MATERIAL FOR THIS TASK>
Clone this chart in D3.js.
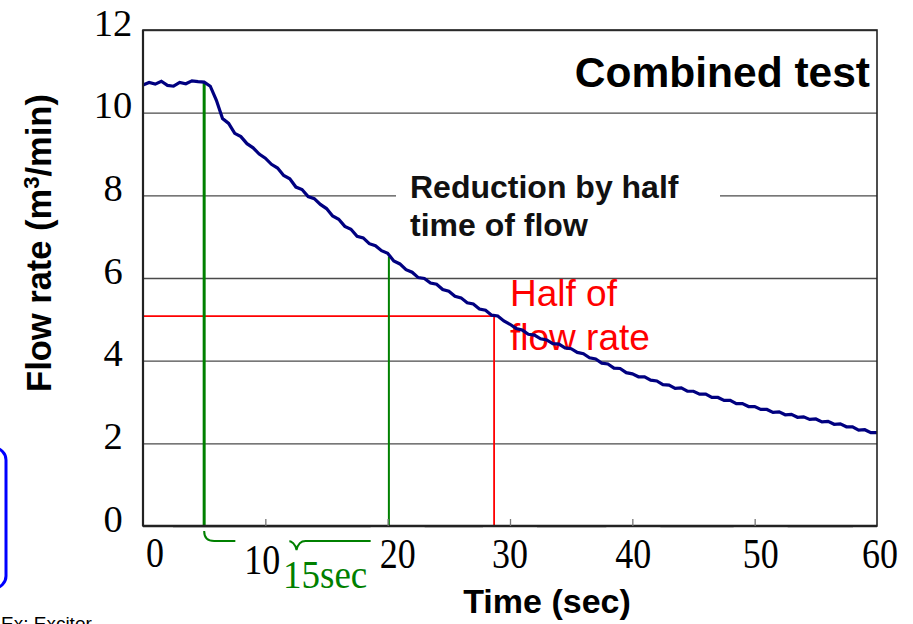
---
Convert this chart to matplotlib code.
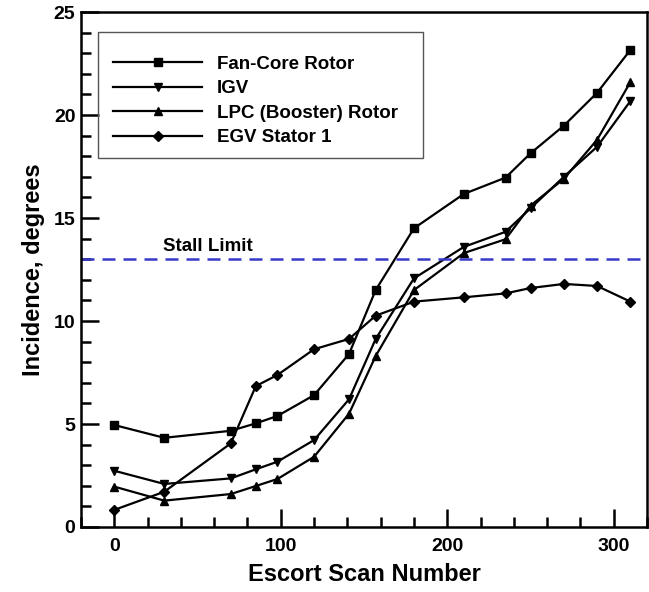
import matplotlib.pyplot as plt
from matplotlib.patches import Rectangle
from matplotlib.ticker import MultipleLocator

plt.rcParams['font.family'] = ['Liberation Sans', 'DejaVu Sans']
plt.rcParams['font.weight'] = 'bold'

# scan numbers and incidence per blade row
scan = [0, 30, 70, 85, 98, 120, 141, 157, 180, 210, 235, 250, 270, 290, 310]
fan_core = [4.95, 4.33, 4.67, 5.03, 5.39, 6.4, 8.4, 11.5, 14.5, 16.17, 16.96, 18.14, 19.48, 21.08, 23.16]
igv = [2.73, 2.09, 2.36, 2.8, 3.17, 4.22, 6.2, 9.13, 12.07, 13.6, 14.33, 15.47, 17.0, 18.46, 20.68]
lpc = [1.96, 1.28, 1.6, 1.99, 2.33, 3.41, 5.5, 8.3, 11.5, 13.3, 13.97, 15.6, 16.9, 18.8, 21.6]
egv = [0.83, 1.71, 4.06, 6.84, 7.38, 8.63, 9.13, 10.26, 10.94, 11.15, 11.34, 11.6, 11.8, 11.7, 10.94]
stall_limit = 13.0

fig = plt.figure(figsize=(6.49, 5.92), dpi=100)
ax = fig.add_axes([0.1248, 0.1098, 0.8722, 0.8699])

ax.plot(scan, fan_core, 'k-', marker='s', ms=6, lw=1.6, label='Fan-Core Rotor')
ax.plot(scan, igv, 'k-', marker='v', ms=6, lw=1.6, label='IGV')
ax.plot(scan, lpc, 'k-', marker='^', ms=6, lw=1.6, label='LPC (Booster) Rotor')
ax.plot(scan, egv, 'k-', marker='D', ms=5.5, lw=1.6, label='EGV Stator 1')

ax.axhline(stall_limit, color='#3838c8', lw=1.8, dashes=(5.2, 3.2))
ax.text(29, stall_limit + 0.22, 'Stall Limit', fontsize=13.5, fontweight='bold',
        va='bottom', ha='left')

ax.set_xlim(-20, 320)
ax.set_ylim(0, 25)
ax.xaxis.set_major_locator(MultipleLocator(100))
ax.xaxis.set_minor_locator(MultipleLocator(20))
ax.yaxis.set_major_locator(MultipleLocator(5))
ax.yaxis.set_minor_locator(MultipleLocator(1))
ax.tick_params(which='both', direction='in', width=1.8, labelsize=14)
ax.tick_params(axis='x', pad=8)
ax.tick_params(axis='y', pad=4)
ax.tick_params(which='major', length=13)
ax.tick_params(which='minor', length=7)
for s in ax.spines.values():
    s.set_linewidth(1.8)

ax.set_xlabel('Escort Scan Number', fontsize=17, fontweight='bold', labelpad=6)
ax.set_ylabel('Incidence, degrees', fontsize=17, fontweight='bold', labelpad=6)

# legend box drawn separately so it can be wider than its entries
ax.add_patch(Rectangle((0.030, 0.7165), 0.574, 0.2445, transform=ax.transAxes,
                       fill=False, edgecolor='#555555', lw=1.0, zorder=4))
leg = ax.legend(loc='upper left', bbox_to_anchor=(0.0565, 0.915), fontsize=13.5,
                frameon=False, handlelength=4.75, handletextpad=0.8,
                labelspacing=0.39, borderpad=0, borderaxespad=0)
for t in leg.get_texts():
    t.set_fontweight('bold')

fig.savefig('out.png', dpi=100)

GIVEN REQUEST>
Find each line holding the word "matplotlib" and copy it.

FINAL RESULT>
Convert this chart to matplotlib code.
import matplotlib.pyplot as plt
from matplotlib.patches import Rectangle
from matplotlib.ticker import MultipleLocator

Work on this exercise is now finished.